## BEGIN PROVIDED RECORDS

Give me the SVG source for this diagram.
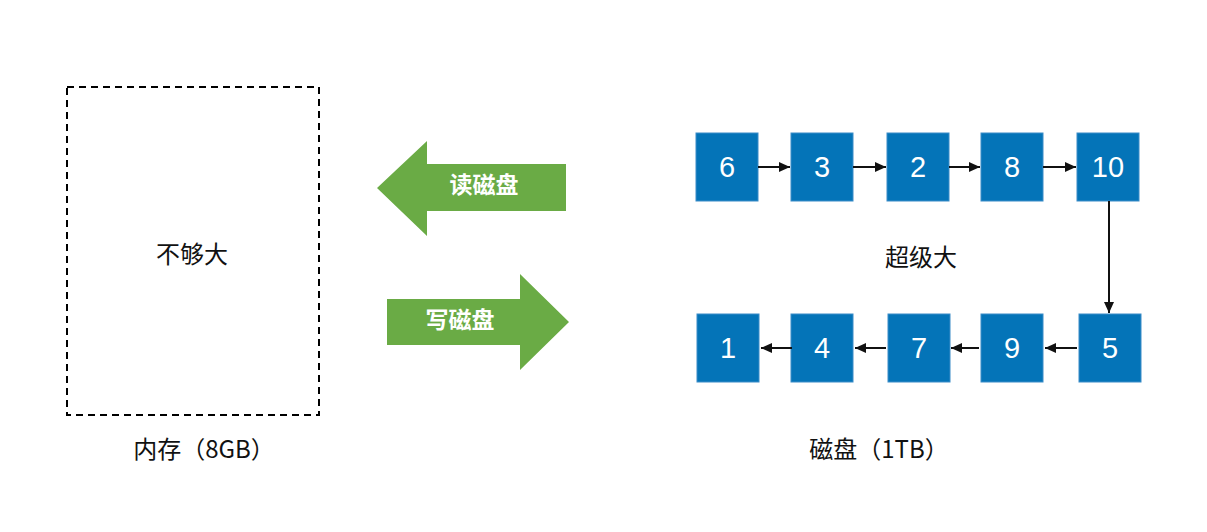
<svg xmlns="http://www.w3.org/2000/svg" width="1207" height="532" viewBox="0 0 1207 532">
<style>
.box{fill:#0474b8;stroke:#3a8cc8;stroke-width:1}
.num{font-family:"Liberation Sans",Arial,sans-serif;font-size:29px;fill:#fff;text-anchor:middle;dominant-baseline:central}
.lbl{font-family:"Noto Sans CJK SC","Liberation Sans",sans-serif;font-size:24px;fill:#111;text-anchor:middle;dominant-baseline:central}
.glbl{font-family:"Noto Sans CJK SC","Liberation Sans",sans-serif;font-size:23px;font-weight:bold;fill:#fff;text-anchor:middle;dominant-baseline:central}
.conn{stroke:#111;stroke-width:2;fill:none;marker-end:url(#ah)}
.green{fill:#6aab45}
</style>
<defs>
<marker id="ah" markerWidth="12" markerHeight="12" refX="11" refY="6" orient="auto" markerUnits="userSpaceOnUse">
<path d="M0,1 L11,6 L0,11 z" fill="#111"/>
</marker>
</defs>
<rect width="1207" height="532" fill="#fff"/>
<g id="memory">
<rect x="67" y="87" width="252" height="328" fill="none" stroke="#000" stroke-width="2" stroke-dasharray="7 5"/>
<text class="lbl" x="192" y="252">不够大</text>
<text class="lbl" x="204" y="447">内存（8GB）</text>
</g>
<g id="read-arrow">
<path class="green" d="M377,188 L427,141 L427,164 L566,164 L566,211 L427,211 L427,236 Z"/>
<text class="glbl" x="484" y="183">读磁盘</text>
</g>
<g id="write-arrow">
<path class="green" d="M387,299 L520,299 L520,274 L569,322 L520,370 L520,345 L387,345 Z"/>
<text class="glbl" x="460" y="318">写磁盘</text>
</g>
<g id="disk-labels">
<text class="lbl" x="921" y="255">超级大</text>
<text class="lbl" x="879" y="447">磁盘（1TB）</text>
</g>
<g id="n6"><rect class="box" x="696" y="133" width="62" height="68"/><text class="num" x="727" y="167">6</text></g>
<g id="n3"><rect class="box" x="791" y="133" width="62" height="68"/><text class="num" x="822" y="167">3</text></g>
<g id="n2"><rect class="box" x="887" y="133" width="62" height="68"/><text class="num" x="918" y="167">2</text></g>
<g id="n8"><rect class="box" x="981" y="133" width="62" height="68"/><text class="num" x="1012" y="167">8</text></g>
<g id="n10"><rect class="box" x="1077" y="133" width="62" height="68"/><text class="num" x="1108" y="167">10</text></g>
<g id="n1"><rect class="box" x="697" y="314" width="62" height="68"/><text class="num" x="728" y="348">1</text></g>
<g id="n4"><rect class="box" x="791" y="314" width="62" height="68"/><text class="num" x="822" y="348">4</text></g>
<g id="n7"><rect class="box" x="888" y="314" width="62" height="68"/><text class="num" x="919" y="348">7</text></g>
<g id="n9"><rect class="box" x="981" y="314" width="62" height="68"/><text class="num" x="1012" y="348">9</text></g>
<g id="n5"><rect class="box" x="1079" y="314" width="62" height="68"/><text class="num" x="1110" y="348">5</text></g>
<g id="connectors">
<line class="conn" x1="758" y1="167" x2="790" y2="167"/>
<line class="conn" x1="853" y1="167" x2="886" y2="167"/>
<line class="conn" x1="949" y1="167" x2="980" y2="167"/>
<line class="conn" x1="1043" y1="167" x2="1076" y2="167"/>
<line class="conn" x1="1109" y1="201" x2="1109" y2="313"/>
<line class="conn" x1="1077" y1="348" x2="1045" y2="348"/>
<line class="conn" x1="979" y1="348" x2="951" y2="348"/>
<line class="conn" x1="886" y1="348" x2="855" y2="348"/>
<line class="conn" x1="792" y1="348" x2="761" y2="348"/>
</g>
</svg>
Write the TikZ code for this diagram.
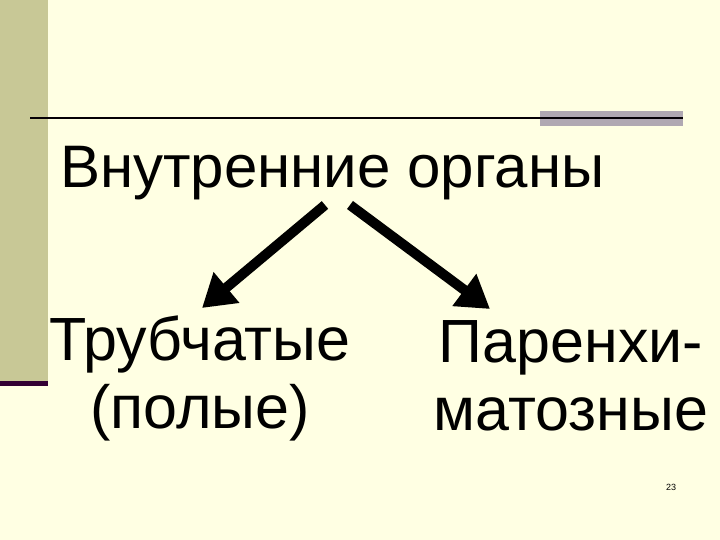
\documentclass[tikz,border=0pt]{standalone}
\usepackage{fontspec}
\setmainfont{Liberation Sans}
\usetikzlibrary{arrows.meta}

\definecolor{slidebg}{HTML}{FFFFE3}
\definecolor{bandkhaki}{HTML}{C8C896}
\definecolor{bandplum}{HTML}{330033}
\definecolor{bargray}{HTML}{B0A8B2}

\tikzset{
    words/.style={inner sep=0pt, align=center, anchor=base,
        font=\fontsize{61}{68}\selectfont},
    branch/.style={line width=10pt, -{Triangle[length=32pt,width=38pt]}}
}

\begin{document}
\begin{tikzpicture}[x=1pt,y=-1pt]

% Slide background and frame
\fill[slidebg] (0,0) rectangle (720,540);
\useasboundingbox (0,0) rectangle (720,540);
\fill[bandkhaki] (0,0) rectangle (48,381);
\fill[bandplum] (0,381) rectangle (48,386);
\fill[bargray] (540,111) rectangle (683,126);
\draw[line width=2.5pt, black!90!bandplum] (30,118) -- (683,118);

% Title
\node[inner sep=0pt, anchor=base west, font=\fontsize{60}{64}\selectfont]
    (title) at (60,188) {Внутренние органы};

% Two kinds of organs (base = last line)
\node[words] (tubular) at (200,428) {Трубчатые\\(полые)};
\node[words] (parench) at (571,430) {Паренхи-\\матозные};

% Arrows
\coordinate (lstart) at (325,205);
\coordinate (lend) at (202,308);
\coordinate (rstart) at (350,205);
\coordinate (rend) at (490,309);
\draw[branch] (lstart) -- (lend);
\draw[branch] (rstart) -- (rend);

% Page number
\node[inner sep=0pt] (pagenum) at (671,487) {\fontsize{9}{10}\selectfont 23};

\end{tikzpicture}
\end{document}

## END PROVIDED RECORDS

◆ **WRITTEN EXERCISE**: Give every record again exactly, apart from the pictures, which stay out.

◆ **OUTPUT BELOW**:
Give me the SVG source for this diagram.
<svg xmlns="http://www.w3.org/2000/svg" width="1207" height="532" viewBox="0 0 1207 532">
<style>
.box{fill:#0474b8;stroke:#3a8cc8;stroke-width:1}
.num{font-family:"Liberation Sans",Arial,sans-serif;font-size:29px;fill:#fff;text-anchor:middle;dominant-baseline:central}
.lbl{font-family:"Noto Sans CJK SC","Liberation Sans",sans-serif;font-size:24px;fill:#111;text-anchor:middle;dominant-baseline:central}
.glbl{font-family:"Noto Sans CJK SC","Liberation Sans",sans-serif;font-size:23px;font-weight:bold;fill:#fff;text-anchor:middle;dominant-baseline:central}
.conn{stroke:#111;stroke-width:2;fill:none;marker-end:url(#ah)}
.green{fill:#6aab45}
</style>
<defs>
<marker id="ah" markerWidth="12" markerHeight="12" refX="11" refY="6" orient="auto" markerUnits="userSpaceOnUse">
<path d="M0,1 L11,6 L0,11 z" fill="#111"/>
</marker>
</defs>
<rect width="1207" height="532" fill="#fff"/>
<g id="memory">
<rect x="67" y="87" width="252" height="328" fill="none" stroke="#000" stroke-width="2" stroke-dasharray="7 5"/>
<text class="lbl" x="192" y="252">不够大</text>
<text class="lbl" x="204" y="447">内存（8GB）</text>
</g>
<g id="read-arrow">
<path class="green" d="M377,188 L427,141 L427,164 L566,164 L566,211 L427,211 L427,236 Z"/>
<text class="glbl" x="484" y="183">读磁盘</text>
</g>
<g id="write-arrow">
<path class="green" d="M387,299 L520,299 L520,274 L569,322 L520,370 L520,345 L387,345 Z"/>
<text class="glbl" x="460" y="318">写磁盘</text>
</g>
<g id="disk-labels">
<text class="lbl" x="921" y="255">超级大</text>
<text class="lbl" x="879" y="447">磁盘（1TB）</text>
</g>
<g id="n6"><rect class="box" x="696" y="133" width="62" height="68"/><text class="num" x="727" y="167">6</text></g>
<g id="n3"><rect class="box" x="791" y="133" width="62" height="68"/><text class="num" x="822" y="167">3</text></g>
<g id="n2"><rect class="box" x="887" y="133" width="62" height="68"/><text class="num" x="918" y="167">2</text></g>
<g id="n8"><rect class="box" x="981" y="133" width="62" height="68"/><text class="num" x="1012" y="167">8</text></g>
<g id="n10"><rect class="box" x="1077" y="133" width="62" height="68"/><text class="num" x="1108" y="167">10</text></g>
<g id="n1"><rect class="box" x="697" y="314" width="62" height="68"/><text class="num" x="728" y="348">1</text></g>
<g id="n4"><rect class="box" x="791" y="314" width="62" height="68"/><text class="num" x="822" y="348">4</text></g>
<g id="n7"><rect class="box" x="888" y="314" width="62" height="68"/><text class="num" x="919" y="348">7</text></g>
<g id="n9"><rect class="box" x="981" y="314" width="62" height="68"/><text class="num" x="1012" y="348">9</text></g>
<g id="n5"><rect class="box" x="1079" y="314" width="62" height="68"/><text class="num" x="1110" y="348">5</text></g>
<g id="connectors">
<line class="conn" x1="758" y1="167" x2="790" y2="167"/>
<line class="conn" x1="853" y1="167" x2="886" y2="167"/>
<line class="conn" x1="949" y1="167" x2="980" y2="167"/>
<line class="conn" x1="1043" y1="167" x2="1076" y2="167"/>
<line class="conn" x1="1109" y1="201" x2="1109" y2="313"/>
<line class="conn" x1="1077" y1="348" x2="1045" y2="348"/>
<line class="conn" x1="979" y1="348" x2="951" y2="348"/>
<line class="conn" x1="886" y1="348" x2="855" y2="348"/>
<line class="conn" x1="792" y1="348" x2="761" y2="348"/>
</g>
</svg>
Write the TikZ code for this diagram.
\documentclass[tikz,border=0pt]{standalone}
\usepackage{fontspec}
\setmainfont{Liberation Sans}
\usetikzlibrary{arrows.meta}

\definecolor{slidebg}{HTML}{FFFFE3}
\definecolor{bandkhaki}{HTML}{C8C896}
\definecolor{bandplum}{HTML}{330033}
\definecolor{bargray}{HTML}{B0A8B2}

\tikzset{
    words/.style={inner sep=0pt, align=center, anchor=base,
        font=\fontsize{61}{68}\selectfont},
    branch/.style={line width=10pt, -{Triangle[length=32pt,width=38pt]}}
}

\begin{document}
\begin{tikzpicture}[x=1pt,y=-1pt]

% Slide background and frame
\fill[slidebg] (0,0) rectangle (720,540);
\useasboundingbox (0,0) rectangle (720,540);
\fill[bandkhaki] (0,0) rectangle (48,381);
\fill[bandplum] (0,381) rectangle (48,386);
\fill[bargray] (540,111) rectangle (683,126);
\draw[line width=2.5pt, black!90!bandplum] (30,118) -- (683,118);

% Title
\node[inner sep=0pt, anchor=base west, font=\fontsize{60}{64}\selectfont]
    (title) at (60,188) {Внутренние органы};

% Two kinds of organs (base = last line)
\node[words] (tubular) at (200,428) {Трубчатые\\(полые)};
\node[words] (parench) at (571,430) {Паренхи-\\матозные};

% Arrows
\coordinate (lstart) at (325,205);
\coordinate (lend) at (202,308);
\coordinate (rstart) at (350,205);
\coordinate (rend) at (490,309);
\draw[branch] (lstart) -- (lend);
\draw[branch] (rstart) -- (rend);

% Page number
\node[inner sep=0pt] (pagenum) at (671,487) {\fontsize{9}{10}\selectfont 23};

\end{tikzpicture}
\end{document}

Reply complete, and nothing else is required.